_EXERCISE AIM:_
Starting with the first line of the listing, quote each line exactly until and including the one with "from matplotlib.lines import Line2D", leaving pictures out.

┌─ RAW DATA

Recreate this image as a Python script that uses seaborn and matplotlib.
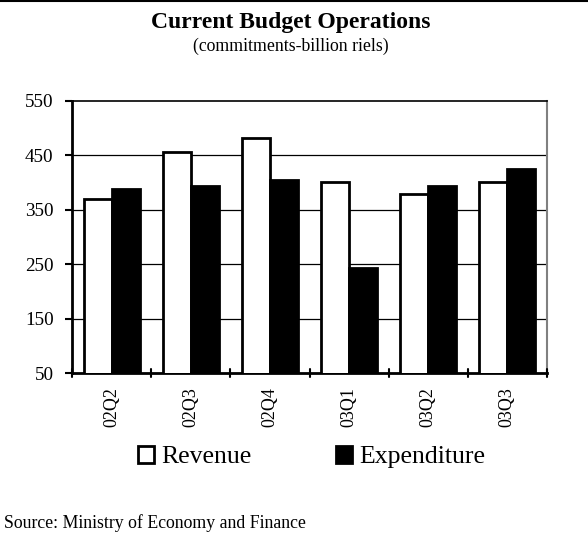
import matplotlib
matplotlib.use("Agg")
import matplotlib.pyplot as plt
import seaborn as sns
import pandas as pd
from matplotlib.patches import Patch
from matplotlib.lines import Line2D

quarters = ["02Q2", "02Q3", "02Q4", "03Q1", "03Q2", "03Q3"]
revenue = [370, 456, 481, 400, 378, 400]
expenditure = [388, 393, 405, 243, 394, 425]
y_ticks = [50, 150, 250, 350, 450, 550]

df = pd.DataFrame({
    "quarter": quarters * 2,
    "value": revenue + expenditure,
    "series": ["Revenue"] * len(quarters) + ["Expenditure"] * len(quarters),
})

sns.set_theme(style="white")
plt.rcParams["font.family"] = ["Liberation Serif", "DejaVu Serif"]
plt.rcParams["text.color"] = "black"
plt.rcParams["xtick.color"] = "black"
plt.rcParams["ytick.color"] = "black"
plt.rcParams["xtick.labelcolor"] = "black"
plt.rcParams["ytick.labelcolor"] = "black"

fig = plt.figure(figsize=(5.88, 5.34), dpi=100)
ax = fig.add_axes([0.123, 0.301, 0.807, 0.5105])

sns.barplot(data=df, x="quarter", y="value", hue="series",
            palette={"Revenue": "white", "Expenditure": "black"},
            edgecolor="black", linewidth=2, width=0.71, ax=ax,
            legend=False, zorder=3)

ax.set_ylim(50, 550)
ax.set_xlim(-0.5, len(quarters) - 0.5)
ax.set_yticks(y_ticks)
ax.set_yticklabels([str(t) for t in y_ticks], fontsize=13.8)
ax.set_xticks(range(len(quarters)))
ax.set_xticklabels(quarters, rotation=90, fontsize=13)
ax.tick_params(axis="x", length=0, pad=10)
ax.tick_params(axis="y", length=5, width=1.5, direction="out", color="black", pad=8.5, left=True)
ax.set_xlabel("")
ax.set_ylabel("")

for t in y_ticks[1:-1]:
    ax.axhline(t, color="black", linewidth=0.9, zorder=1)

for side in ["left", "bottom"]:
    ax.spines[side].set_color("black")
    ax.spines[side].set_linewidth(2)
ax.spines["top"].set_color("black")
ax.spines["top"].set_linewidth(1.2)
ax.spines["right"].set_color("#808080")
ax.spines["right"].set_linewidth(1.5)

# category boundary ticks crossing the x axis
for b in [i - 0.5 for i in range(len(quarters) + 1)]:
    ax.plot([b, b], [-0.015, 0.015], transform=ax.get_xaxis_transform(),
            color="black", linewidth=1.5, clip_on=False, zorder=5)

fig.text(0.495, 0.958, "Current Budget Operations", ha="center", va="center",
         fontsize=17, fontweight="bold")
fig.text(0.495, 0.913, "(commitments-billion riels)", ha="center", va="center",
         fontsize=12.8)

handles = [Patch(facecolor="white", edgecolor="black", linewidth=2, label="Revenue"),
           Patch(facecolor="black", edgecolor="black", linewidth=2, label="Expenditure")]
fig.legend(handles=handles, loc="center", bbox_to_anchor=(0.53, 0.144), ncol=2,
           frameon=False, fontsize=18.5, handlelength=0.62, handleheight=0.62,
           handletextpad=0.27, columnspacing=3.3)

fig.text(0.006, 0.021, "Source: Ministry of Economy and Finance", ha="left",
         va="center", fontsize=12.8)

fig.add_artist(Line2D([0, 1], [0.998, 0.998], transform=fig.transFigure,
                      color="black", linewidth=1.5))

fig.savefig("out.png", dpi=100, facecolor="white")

└─

_OUTPUT FOR THIS TASK:_
Recreate this image as a Python script that uses seaborn and matplotlib.
import matplotlib
matplotlib.use("Agg")
import matplotlib.pyplot as plt
import seaborn as sns
import pandas as pd
from matplotlib.patches import Patch
from matplotlib.lines import Line2D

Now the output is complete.